Continuing Monday’s theme of things in Marketing we are not particularly fond of, here is another look at Big Data, the meme that keeps on meming (see here and here for our earlier knocks on this dopey topic).
Back in April of this year, Epsilon released another of its quarterly reports, highlighting email stats assembled from its proprietary data set (official name = North America Email Trends and Benchmarks Results). At that time it included, for the first time ever, data related to “triggered email messages” – emails sent as a consequence of a time trigger (e.g., customer birthday) or behavioral trigger (e.g., customer applied for a loan).
Epsilon found that triggered email messages comprised less than 3% of all emails sent during Q4 2011. Not surprising, given the “spray and pray” mentality of email marketers.

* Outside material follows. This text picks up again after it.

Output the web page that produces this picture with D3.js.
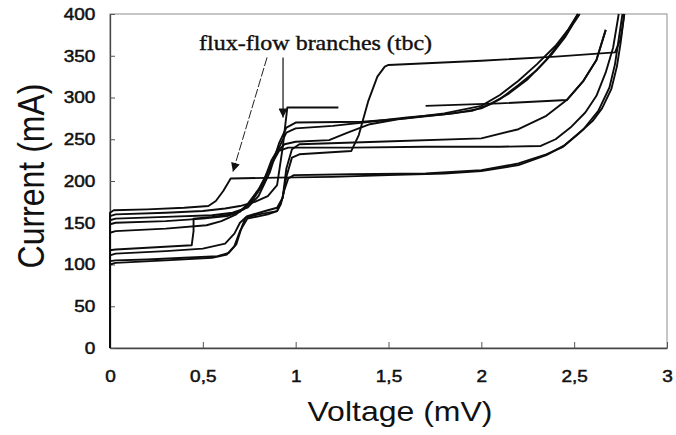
<!DOCTYPE html>
<html lang="en">
<head>
    <meta charset="UTF-8">
    <title>Current vs Voltage</title>
    <style>
        body {
            margin: 0;
            background: #fff;
        }

        svg {
            display: block;
        }
    </style>
</head>
<body>
    <svg></svg>

    <script src="https://d3js.org/d3.v7.min.js"></script>
    <script>
        const width = 676;
        const height = 435;

        // axis ticks
        const xTicks = [0, 0.5, 1, 1.5, 2, 2.5, 3];
        const xTickLabels = ["0", "0,5", "1", "1,5", "2", "2,5", "3"];
        const yTicks = [0, 50, 100, 150, 200, 250, 300, 350, 400];

        // I-V curves, [voltage mV, current mA], null = gap in the trace
        const curveA = [[0, 0], [0, 162], [0.02, 165], [0.2, 166], [0.4, 168], [0.53, 170], [0.57, 176], [0.61, 188], [0.65, 203], [0.9, 204], [1.2, 205], [1.5, 207], [1.8, 209], [2.0, 212], [2.2, 219], [2.35, 231], [2.45, 243], [2.55, 262], [2.63, 284], [2.69, 312], [2.72, 340], [2.74, 370], [2.76, 400]];
        const curveB = [[0, 0], [0, 104], [0.03, 105], [0.2, 106], [0.4, 108], [0.58, 110], [0.64, 114], [0.68, 124], [0.71, 145], [0.73, 156], [0.8, 160], [0.9, 164], [0.92, 172], [0.94, 190], [0.96, 203], [0.99, 207], [1.3, 208], [1.7, 209], [2.0, 213], [2.2, 221], [2.35, 232], [2.44, 241], [2.52, 256], [2.6, 272], [2.65, 287], [2.7, 310], [2.73, 337], [2.75, 365], [2.77, 400]];
        const curveC = [[0, 0], [0, 117], [0.03, 118], [0.2, 120], [0.44, 123], [0.45, 140], [0.45, 155], [0.55, 157], [0.65, 160], [0.72, 166], [0.77, 178], [0.82, 195], [0.87, 220], [0.91, 236], [0.96, 240], [1.3, 240], [1.7, 241], [2.1, 241], [2.32, 242], [2.4, 250], [2.48, 264], [2.56, 282], [2.62, 302], [2.67, 330], [2.71, 360], [2.74, 400]];
        const curveD = [[0, 0], [0, 148], [0.03, 150], [0.3, 152], [0.5, 155], [0.63, 158], [0.7, 163], [0.76, 175], [0.82, 195], [0.87, 225], [0.91, 240], [0.95, 258], [1.0, 263], [1.2, 266], [1.4, 271], [1.6, 276], [1.8, 280], [1.95, 284], [2.05, 292], [2.15, 305], [2.25, 322], [2.35, 345], [2.43, 368], [2.48, 385], [2.52, 400]];
        const curveE = [[0, 0], [0, 153], [0.03, 155], [0.3, 157], [0.55, 159], [0.66, 162], [0.74, 168], [0.8, 182], [0.86, 210], [0.91, 245], [0.95, 264], [1.0, 270], [1.36, 271], [1.6, 275], [1.85, 281], [2.0, 287], [2.1, 298], [2.2, 315], [2.3, 333], [2.38, 352], [2.45, 372], [2.5, 390], [2.53, 400]];
        const curveF = [[0, 0], [0, 158], [0.03, 160], [0.3, 162], [0.5, 164], [0.62, 167], [0.7, 170], [0.78, 175], [0.85, 182], [0.9, 195], [0.93, 240], [0.955, 288], [1.23, 288], null, [1.7, 290], [2.1, 293], [2.46, 297], [2.55, 320], [2.62, 345], [2.67, 381]];
        const curveG = [[0, 0], [0, 111], [0.03, 113], [0.3, 116], [0.5, 119], [0.62, 125], [0.67, 137], [0.7, 150], [0.74, 158], [0.85, 165], [0.9, 168], [0.93, 180], [0.95, 205], [0.98, 228], [1.02, 232], [1.3, 236], [1.34, 255], [1.39, 295], [1.44, 325], [1.48, 337], [1.5, 339], [2.0, 344], [2.4, 349], [2.72, 354], [2.75, 370], [2.77, 400]];
        const curveH = [[0, 0], [0, 100], [0.03, 102], [0.3, 105], [0.55, 108], [0.63, 112], [0.67, 122], [0.7, 140], [0.74, 155], [0.85, 160], [0.9, 164], [0.93, 180], [0.95, 215], [0.98, 238], [1.02, 244], [1.44, 247], [2.0, 251], [2.2, 262], [2.35, 278], [2.46, 297], [2.55, 320], [2.62, 345], [2.67, 381]];
        const curveI = [[0, 0], [0, 138], [0.03, 140], [0.3, 143], [0.52, 147], [0.6, 152], [0.68, 160], [0.74, 172], [0.8, 190], [0.86, 215], [0.9, 235], [0.94, 244], [1.0, 247], [1.18, 249], [1.28, 258], [1.4, 268], [1.55, 274], [1.8, 281], [2.0, 290], [2.1, 303], [2.2, 320], [2.3, 340], [2.4, 362], [2.47, 382], [2.52, 400]];

        const curves = [curveA, curveB, curveC, curveD, curveE, curveF, curveG, curveH, curveI];

        // annotation, anchored in data units
        const noteText = "flux-flow branches (tbc)";
        const noteAt = [0.48, 357];
        const arrowDashed = [[0.846, 348], [0.662, 211]];
        const arrowSolid = [[0.932, 348], [0.932, 276]];

        const margin = { top: 14, right: 9, bottom: 87, left: 110 };

        const svg = d3.select("svg")
            .attr("width", width)
            .attr("height", height);

        const x = d3.scaleLinear().domain([0, 3]).range([margin.left, width - margin.right]);
        const y = d3.scaleLinear().domain([0, 400]).range([height - margin.bottom, margin.top]);

        // grey frame (top / right)
        svg.append("rect")
            .attr("x", x(0))
            .attr("y", y(400))
            .attr("width", x(3) - x(0))
            .attr("height", y(0) - y(400))
            .attr("fill", "none")
            .attr("stroke", "#a0a0a0")
            .attr("stroke-width", 1.2);

        const xAxis = svg.append("g")
            .attr("transform", `translate(0,${y(0)})`)
            .call(d3.axisBottom(x)
                .tickValues(xTicks)
                .tickFormat((d, i) => xTickLabels[i])
                .tickSizeInner(-6)
                .tickSizeOuter(0)
                .tickPadding(22));

        const yAxis = svg.append("g")
            .attr("transform", `translate(${x(0)},0)`)
            .call(d3.axisLeft(y)
                .tickValues(yTicks)
                .tickSizeInner(-5)
                .tickSizeOuter(0)
                .tickPadding(13));

        [xAxis, yAxis].forEach(g => {
            g.select(".domain").attr("stroke", "#444").attr("stroke-width", 1.3);
            g.selectAll(".tick line").attr("stroke", "#555").attr("stroke-width", 1);
            g.selectAll(".tick text")
                .attr("fill", "#111")
                .attr("stroke", "#111")
                .attr("stroke-width", 0.5)
                .style("font-family", "'Liberation Sans', Arial, sans-serif")
                .style("font-size", "17px")
                .attr("transform", "scale(1.12,1)");
        });

        // the curves
        const line = d3.line()
            .defined(d => d !== null)
            .x(d => x(d[0]))
            .y(d => y(d[1]));

        svg.append("g")
            .attr("fill", "none")
            .attr("stroke", "#0d0d0d")
            .attr("stroke-width", 1.9)
            .attr("stroke-linejoin", "round")
            .selectAll("path")
            .data(curves)
            .join("path")
            .attr("d", line);

        // arrow heads
        const defs = svg.append("defs");
        defs.append("marker")
            .attr("id", "head")
            .attr("markerUnits", "userSpaceOnUse")
            .attr("viewBox", "0 0 10 10")
            .attr("refX", 10)
            .attr("refY", 5)
            .attr("markerWidth", 10)
            .attr("markerHeight", 9)
            .attr("orient", "auto")
            .append("path")
            .attr("d", "M0,0L10,5L0,10Z")
            .attr("fill", "#111");

        svg.append("line")
            .attr("x1", x(arrowDashed[0][0])).attr("y1", y(arrowDashed[0][1]))
            .attr("x2", x(arrowDashed[1][0])).attr("y2", y(arrowDashed[1][1]))
            .attr("stroke", "#222")
            .attr("stroke-width", 1)
            .attr("stroke-dasharray", "9,2")
            .attr("marker-end", "url(#head)");

        svg.append("line")
            .attr("x1", x(arrowSolid[0][0])).attr("y1", y(arrowSolid[0][1]))
            .attr("x2", x(arrowSolid[1][0])).attr("y2", y(arrowSolid[1][1]))
            .attr("stroke", "#222")
            .attr("stroke-width", 1.3)
            .attr("marker-end", "url(#head)");

        svg.append("text")
            .attr("x", x(noteAt[0]))
            .attr("y", y(noteAt[1]))
            .attr("textLength", 233)
            .attr("lengthAdjust", "spacingAndGlyphs")
            .style("font-family", "'Liberation Serif', 'Times New Roman', serif")
            .style("font-size", "22px")
            .attr("fill", "#111")
            .attr("stroke", "#111")
            .attr("stroke-width", 0.4)
            .text(noteText);

        // axis titles
        svg.append("text")
            .attr("x", 400)
            .attr("y", 421)
            .attr("text-anchor", "middle")
            .attr("textLength", 185)
            .attr("lengthAdjust", "spacingAndGlyphs")
            .style("font-family", "'Liberation Sans', Arial, sans-serif")
            .style("font-size", "28px")
            .attr("fill", "#111")
            .text("Voltage (mV)");

        svg.append("text")
            .attr("transform", "translate(44,176) rotate(-90) scale(1,1.15)")
            .attr("text-anchor", "middle")
            .attr("textLength", 185)
            .attr("lengthAdjust", "spacingAndGlyphs")
            .style("font-family", "'Liberation Sans', Arial, sans-serif")
            .style("font-size", "32px")
            .attr("fill", "#111")
            .text("Current (mA)");
    </script>
</body>
</html>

But the next bit of data was a big surprise: triggered email “had 96% higher open rates and 125% higher click rates” than all other email message types.
That should have caused a riot, but as usual in the marketing industry – since it had nothing to do with social media – NOBODY NOTICED. Imagine if someone told your financial planner that there was a way to double his clients’ return, yet he did nothing. You’d fire him.
What an opportunity for “Big Data.” And really not that “big” a task. Example: for every person who abandons an online shopping cart – which still happens most of the time someone starts filling one – an email should automatically be triggered, with a tailored message and offer. This would require just two data bases, and one person’s time for about 23 minutes a day.
What an easy proof point for “integrated real-time blah blah blah” data-driven marketing. But the Big Data folks are too busy with Big Talk. The Etailing Group found that "abandoned cart emails" are actually being sent LESS frequently than ever. And Epsilon’s latest benchmark report shows triggered emails still account for LESS THAN 3% of all emails.
Big Data – a big ol’ lumbering elephant. They should let the little guy lead the pace for now.